IS and Human Rights Violations Archives
IS and Human Rights Violations

Human rights violations committed by IS [news archive] continue to escalate throughout 2014, raising concern in the international community. Critics state [PDF],

Armed operations and insurgency tactics are bound to produce casualties; it is when the perpetrators of these actions do not execute certain precautions to minimize its impacts on civilians, especially at-risk groups such as women and children, that these operations become magnified under the scrutiny of the international community.

Since the 2013 insurgence of IS into Iraq and Syria, international organizations have continuously received reports alleging serious human rights abuses perpetrated by IS. Such violations include threats of execution, targeted killing, abductions, rape, sexual and physical violence, forced recruitment of children and denial of fundamental rights.

In September 2014, the United Nations (UN) Assistance Mission for Iraq and the Office of the UN High Commissioner for Human Rights [official website] released a report [PDF] detailing the extensive human rights violations in Iraq that occurred during a nine-week period:

According to information corroborated by different sources, ISIL and associated armed groups carried out attacks deliberately and systematically targeting civilians and civilian infrastructure, with the intention of killing and wounding civilians. ISIL and associated armed groups also continued to systematically perpetrate targeted assassinations and abductions, including community, political, and religious leaders, government employees, education professionals, journalists, and health workers.

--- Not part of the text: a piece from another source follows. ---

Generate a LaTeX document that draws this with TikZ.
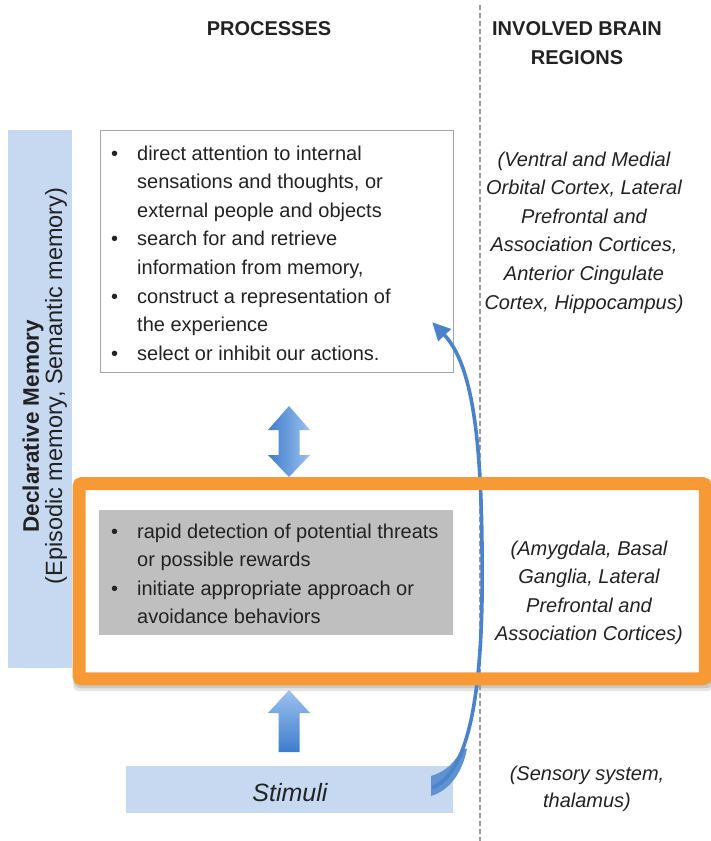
\documentclass[tikz,border=0pt]{standalone}
\usepackage{fontspec}
\setmainfont{Liberation Sans}
\usetikzlibrary{arrows.meta,calc}

\definecolor{barblue}{HTML}{C6D9F1}
\definecolor{boxgray}{HTML}{BFBFBF}
\definecolor{frameorange}{HTML}{F79A36}
\definecolor{arrowlight}{HTML}{9CC2EE}
\definecolor{arrowdark}{HTML}{3F7CCB}
\definecolor{curveblue}{HTML}{4A83CC}
\definecolor{dashgray}{HTML}{9A9A9A}
\definecolor{bordergray}{HTML}{A6A6A6}
\definecolor{txt}{HTML}{222222}

\begin{document}
\begin{tikzpicture}[x=1pt,y=-1pt,
  bodytext/.style={font=\fontsize{20pt}{28.6pt}\selectfont, text=txt, inner sep=0pt},
  regiontext/.style={font=\fontsize{20pt}{28.6pt}\selectfont\itshape, text=txt, inner sep=0pt},
  heading/.style={font=\fontsize{20pt}{29pt}\selectfont\bfseries, text=txt, inner sep=0pt},
  sidelabel/.style={rotate=90, text=txt, inner sep=0pt},
  panel/.style={draw=bordergray, line width=1.2pt, fill=white, inner sep=0pt, anchor=north west},
  bluebar/.style={fill=barblue, inner sep=0pt, anchor=north west},
  greybox/.style={fill=boxgray, inner sep=0pt, anchor=north west},
  framefill/.style={fill=white, inner sep=0pt, anchor=north west},
  framestroke/.style={draw=frameorange, line width=13pt, rounded corners=3pt},
  divider/.style={draw=dashgray, line width=1.8pt, dash pattern=on 5pt off 3pt},
  curvearrow/.style={draw=curveblue, line width=3.6pt, -{Triangle[length=18pt,width=17pt]}},
  blockarrow/.style={draw=none},
]
\useasboundingbox (0,0) rectangle (711,841);
\fill[white] (0,0) rectangle (711,841);

% left memory bar with rotated labels
\node[bluebar, minimum width=64pt, minimum height=538pt] (bar) at (8,130) {};
\node[sidelabel, font=\fontsize{22.5pt}{26pt}\selectfont\bfseries] (declab) at (33,426) {Declarative Memory};
\node[sidelabel, font=\fontsize{23.5pt}{26pt}\selectfont] (epilab) at (56,386) {(Episodic memory, Semantic memory)};

% upper process box
\node[panel, minimum width=353pt, minimum height=242pt] (topbox) at (100,130) {};
\node[bodytext, anchor=base west] (toplist) at (111,160) {%
  \begin{tabular}[t]{@{}p{26pt}@{}l@{}}
  • & direct attention to internal\\
    & sensations and thoughts, or\\
    & external people and objects\\
  • & search for and retrieve\\
    & information from memory,\\
  • & construct a representation of\\
    & the experience\\
  • & select or inhibit our actions.
  \end{tabular}};

% highlighted middle frame: shadow and white interior
\fill[black, opacity=0.10, rounded corners=6pt] (73,480) rectangle (713,691);
\fill[black, opacity=0.12, rounded corners=6pt] (74,480) rectangle (713,688);
\node[framefill, minimum width=626pt, minimum height=195pt] (frame) at (79,483.5) {};

% column divider
\coordinate (divtop) at (480,5);
\coordinate (divbot) at (480,841);
\draw[divider] (divtop) -- (divbot);

% fast-route process box
\node[greybox, minimum width=354pt, minimum height=125pt] (midbox) at (99,510) {};
\node[bodytext, anchor=base west] (midlist) at (111,538) {%
  \begin{tabular}[t]{@{}p{26pt}@{}l@{}}
  • & rapid detection of potential threats\\
    & or possible rewards\\
  • & initiate appropriate approach or\\
    & avoidance behaviors
  \end{tabular}};

% stimuli box
\node[bluebar, minimum width=327pt, minimum height=47pt] (stim) at (126,766) {};
\node[font=\fontsize{25pt}{30pt}\selectfont\itshape, text=txt, inner sep=0pt, anchor=base] (stimlab) at (290,801) {Stimuli};

% long route from the stimuli up to the process box
\coordinate (tail) at ($(stim.east)+(-21,-2)$);
\coordinate (bend) at (482,600);
\coordinate (tip) at ($(topbox.south east)+(-22,-51)$);
\fill[curveblue!88!white] (431,776) .. controls (445,772) and (456,762) .. (462,748)
  -- (467,749) .. controls (462,773) and (450,790) .. (431,796) -- cycle;
\draw[curvearrow] (tail) .. controls (462,775) and (480,720) .. (bend)
  .. controls (483,470) and (478,370) .. (tip);

% orange frame outline
\draw[framestroke] (frame.north west) rectangle (frame.south east);

% block arrows
\shade[blockarrow, left color=arrowdark, right color=arrowlight]
  (289,406) -- (310,430) -- (299.5,430) -- (299.5,455) -- (310,455) -- (289,477)
  -- (268,455) -- (278.5,455) -- (278.5,430) -- (268,430) -- cycle;
\shade[blockarrow, top color=arrowlight, bottom color=arrowdark]
  (289,690) -- (310,713) -- (299.5,713) -- (299.5,752) -- (278.5,752) -- (278.5,713)
  -- (268,713) -- cycle;

% column headings
\node[heading, anchor=base] (prochead) at (269,35) {PROCESSES};
\node[heading, anchor=base] (regionhead) at (577,35) {%
  \begin{tabular}[t]{@{}c@{}}INVOLVED BRAIN\\REGIONS\end{tabular}};

% brain regions column
\node[regiontext, anchor=base] (regtop) at (584,166) {%
  \begin{tabular}[t]{@{}c@{}}
  (Ventral and Medial\\
  Orbital Cortex, Lateral\\
  Prefrontal and\\
  Association Cortices,\\
  Anterior Cingulate\\
  Cortex, Hippocampus)
  \end{tabular}};
\node[regiontext, anchor=base] (regmid) at (589,555) {%
  \begin{tabular}[t]{@{}c@{}}
  (Amygdala, Basal\\
  Ganglia, Lateral\\
  Prefrontal and\\
  Association Cortices)
  \end{tabular}};
\node[font=\fontsize{20pt}{27pt}\selectfont\itshape, text=txt, inner sep=0pt, anchor=base] (regbot) at (587,780) {%
  \begin{tabular}[t]{@{}c@{}}
  (Sensory system,\\
  thalamus)
  \end{tabular}};
\end{tikzpicture}
\end{document}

This report highlights the kinds of concerns the international community has about the impact of IS.

Women have repeatedly been targets in IS controlled areas provoking an outcry [JURIST report] from Prince Zeid bin Ra’ad al-Hussein [professional profile], UN High Commissioner for Human Rights. IS has abducted, tortured and sexually exploited women in areas captured by IS. After the September 2014 public execution of Sameera Salih Ali Al-Nuaimy, an Iraqi lawyer and human rights defender, by firing squad, Prince Zeid warns that prominent, professional and educated women are at high-risk of becoming IS targets. Humans Rights Watch (HRW) reports that during the capture and detainment of hundreds of Yezidi peoples, a minority group in Iraq, IS “systematically separated young women and teenage girls from their families and has forced some of them to marry its fighters, according to dozens of relatives of the detainees.” According to Dabiq [text, PDF], an online magazine published by IS, IS believes that the Qur’an establishes the practice of capturing the enemy’s women and children and enslaving them.

Another at-risk group targeted by IS are children. HRW released a report [http://www.hrw.org/reports/2014/06/22/maybe-we-live-and-maybe-we-die] [PDF] in June covering the experiences of children in Syria’s armed conflict. In the press release [http://www.hrw.org/news/2014/06/22/syria-armed-groups-send-children-battle] [HRW press release], HRW states:

Extremist Islamist groups including the Islamic State of Iraq and Sham have specifically recruited children through free schooling campaigns that include weapons training, and have given them dangerous tasks, including suicide bombing missions.

These tactics were evident in the May 29th, 2014 abduction of 153 Kurdish boys and the accounts of human rights abuses by the released boys. The Report states that the Kurdish boys were tortured and repeatedly beaten by their captures for the purpose of religious trainings. Targeting children for recruitment violates international humanitarian law and causes gross concerns among human rights organizations.

The actions of IS since its insurgence have amounted to crimes against humanity, along with war crimes. Reports claim that ISIS has systematically targeted its victims based on their ethnic, religious or sectarian affiliation. Following the execution of up to 670 in Mosul, Iraq on August 25, 2014, the then UN Commissioner for Human Rights, Navi Pillay, stated that the actions of IS in Iraq amounted to war crimes. Human rights abuses perpetrated by IS continue to be reported in Iraq and Syria.